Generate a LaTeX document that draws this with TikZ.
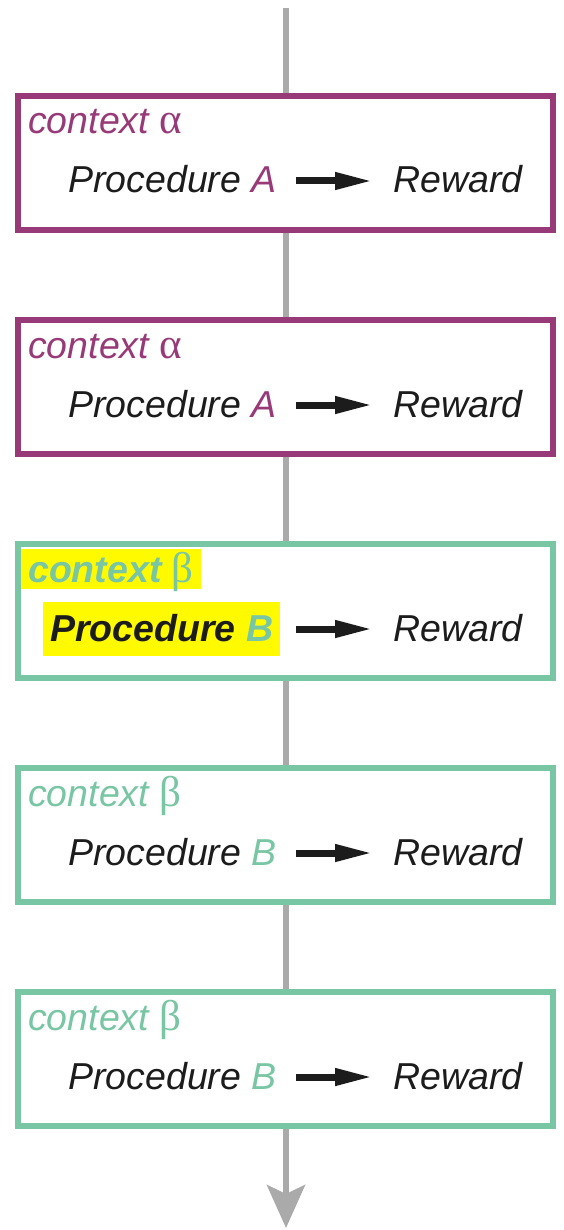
\documentclass[tikz,border=0pt]{standalone}
\usepackage{fontspec}
\setmainfont{Liberation Sans}
\newfontfamily\greekfont{Liberation Serif}
\usepackage{tikz}
\usetikzlibrary{positioning}
\usetikzlibrary{arrows.meta}
\definecolor{ctxpurple}{RGB}{152,58,120}
\definecolor{ctxteal}{RGB}{120,198,164}
\definecolor{flowgray}{RGB}{170,170,170}
\definecolor{marker}{RGB}{255,250,0}
\definecolor{ink}{RGB}{28,28,28}

\begin{document}
\begin{tikzpicture}[x=1pt,y=-1pt,
    every node/.style={font=\fontsize{37.5}{45}\selectfont\itshape,
                       inner sep=0pt, anchor=base west},
    trialbox/.style={draw=#1, line width=6pt, fill=white,
                     minimum width=535pt, minimum height=134pt, anchor=center},
    wordline/.style={text=ink, text height=24pt, text depth=0pt},
    marked/.style={fill=marker, inner xsep=7pt},
    flow/.style={draw=flowgray, line width=6pt,
                 -{Stealth[length=43pt,width=38pt,inset=9pt]}},
    leadsto/.style={draw=ink, line width=7pt,
                    -{Triangle[length=38pt,width=16pt]},
                    shorten <=19pt, shorten >=20pt}]
	\useasboundingbox (0,0) rectangle (564,1230);

	% time runs downwards
	\coordinate (start) at (286,8);
	\coordinate (end) at (286,1228);
	\draw[flow] (start) -- (end);

	\node[trialbox=ctxpurple] (box1) at (285.5,163) {};
	\node[trialbox=ctxpurple] (box2) at (285.5,387) {};
	\node[trialbox=ctxteal] (box3) at (285.5,611) {};
	\node[trialbox=ctxteal] (box4) at (285.5,835) {};
	\node[trialbox=ctxteal] (box5) at (285.5,1059) {};

	% context alpha
	\node[text=ctxpurple] (ctx1) at (28,134) {context {\fontsize{43}{45}\greekfont\upshape α}};
	\node[wordline] (proc1) at (68,193) {Procedure \textcolor{ctxpurple}{A}};
	\node[wordline] (rew1) at (393,193) {Reward};
	\draw[leadsto] (proc1) -- (rew1);

	\node[text=ctxpurple] (ctx2) at (28,358) {context {\fontsize{43}{45}\greekfont\upshape α}};
	\node[wordline] (proc2) at (68,417) {Procedure \textcolor{ctxpurple}{A}};
	\node[wordline] (rew2) at (393,417) {Reward};
	\draw[leadsto] (proc2) -- (rew2);

	% context beta, first trial
	\node[marked, text=ctxteal, text height=33pt, text depth=7pt,
	      font=\fontsize{37.5}{45}\selectfont\bfseries\itshape]
	      (ctx3) at (21,582) {context {\fontsize{43}{45}\greekfont\upshape\mdseries β}};
	\node[marked, wordline, text height=39pt, text depth=15pt,
	      font=\fontsize{37.5}{45}\selectfont\bfseries\itshape]
	      (proc3) at (43,641) {Procedure \textcolor{ctxteal}{B}};
	\node[wordline] (rew3) at (393,641) {Reward};
	\draw[leadsto, shorten <=16pt] (proc3) -- (rew3);

	\node[text=ctxteal] (ctx4) at (28,806) {context {\fontsize{43}{45}\greekfont\upshape β}};
	\node[wordline] (proc4) at (68,865) {Procedure \textcolor{ctxteal}{B}};
	\node[wordline] (rew4) at (393,865) {Reward};
	\draw[leadsto] (proc4) -- (rew4);

	\node[text=ctxteal] (ctx5) at (28,1030) {context {\fontsize{43}{45}\greekfont\upshape β}};
	\node[wordline] (proc5) at (68,1089) {Procedure \textcolor{ctxteal}{B}};
	\node[wordline] (rew5) at (393,1089) {Reward};
	\draw[leadsto] (proc5) -- (rew5);
\end{tikzpicture}
\end{document}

——————————

DESCRIPTION OF THE TASK:
Repeat the material above in full and exactly, omitting the pictures.

COMPLETED EXERCISE:
Generate a LaTeX document that draws this with TikZ.
\documentclass[tikz,border=0pt]{standalone}
\usepackage{fontspec}
\setmainfont{Liberation Sans}
\newfontfamily\greekfont{Liberation Serif}
\usepackage{tikz}
\usetikzlibrary{positioning}
\usetikzlibrary{arrows.meta}
\definecolor{ctxpurple}{RGB}{152,58,120}
\definecolor{ctxteal}{RGB}{120,198,164}
\definecolor{flowgray}{RGB}{170,170,170}
\definecolor{marker}{RGB}{255,250,0}
\definecolor{ink}{RGB}{28,28,28}

\begin{document}
\begin{tikzpicture}[x=1pt,y=-1pt,
    every node/.style={font=\fontsize{37.5}{45}\selectfont\itshape,
                       inner sep=0pt, anchor=base west},
    trialbox/.style={draw=#1, line width=6pt, fill=white,
                     minimum width=535pt, minimum height=134pt, anchor=center},
    wordline/.style={text=ink, text height=24pt, text depth=0pt},
    marked/.style={fill=marker, inner xsep=7pt},
    flow/.style={draw=flowgray, line width=6pt,
                 -{Stealth[length=43pt,width=38pt,inset=9pt]}},
    leadsto/.style={draw=ink, line width=7pt,
                    -{Triangle[length=38pt,width=16pt]},
                    shorten <=19pt, shorten >=20pt}]
	\useasboundingbox (0,0) rectangle (564,1230);

	% time runs downwards
	\coordinate (start) at (286,8);
	\coordinate (end) at (286,1228);
	\draw[flow] (start) -- (end);

	\node[trialbox=ctxpurple] (box1) at (285.5,163) {};
	\node[trialbox=ctxpurple] (box2) at (285.5,387) {};
	\node[trialbox=ctxteal] (box3) at (285.5,611) {};
	\node[trialbox=ctxteal] (box4) at (285.5,835) {};
	\node[trialbox=ctxteal] (box5) at (285.5,1059) {};

	% context alpha
	\node[text=ctxpurple] (ctx1) at (28,134) {context {\fontsize{43}{45}\greekfont\upshape α}};
	\node[wordline] (proc1) at (68,193) {Procedure \textcolor{ctxpurple}{A}};
	\node[wordline] (rew1) at (393,193) {Reward};
	\draw[leadsto] (proc1) -- (rew1);

	\node[text=ctxpurple] (ctx2) at (28,358) {context {\fontsize{43}{45}\greekfont\upshape α}};
	\node[wordline] (proc2) at (68,417) {Procedure \textcolor{ctxpurple}{A}};
	\node[wordline] (rew2) at (393,417) {Reward};
	\draw[leadsto] (proc2) -- (rew2);

	% context beta, first trial
	\node[marked, text=ctxteal, text height=33pt, text depth=7pt,
	      font=\fontsize{37.5}{45}\selectfont\bfseries\itshape]
	      (ctx3) at (21,582) {context {\fontsize{43}{45}\greekfont\upshape\mdseries β}};
	\node[marked, wordline, text height=39pt, text depth=15pt,
	      font=\fontsize{37.5}{45}\selectfont\bfseries\itshape]
	      (proc3) at (43,641) {Procedure \textcolor{ctxteal}{B}};
	\node[wordline] (rew3) at (393,641) {Reward};
	\draw[leadsto, shorten <=16pt] (proc3) -- (rew3);

	\node[text=ctxteal] (ctx4) at (28,806) {context {\fontsize{43}{45}\greekfont\upshape β}};
	\node[wordline] (proc4) at (68,865) {Procedure \textcolor{ctxteal}{B}};
	\node[wordline] (rew4) at (393,865) {Reward};
	\draw[leadsto] (proc4) -- (rew4);

	\node[text=ctxteal] (ctx5) at (28,1030) {context {\fontsize{43}{45}\greekfont\upshape β}};
	\node[wordline] (proc5) at (68,1089) {Procedure \textcolor{ctxteal}{B}};
	\node[wordline] (rew5) at (393,1089) {Reward};
	\draw[leadsto] (proc5) -- (rew5);
\end{tikzpicture}
\end{document}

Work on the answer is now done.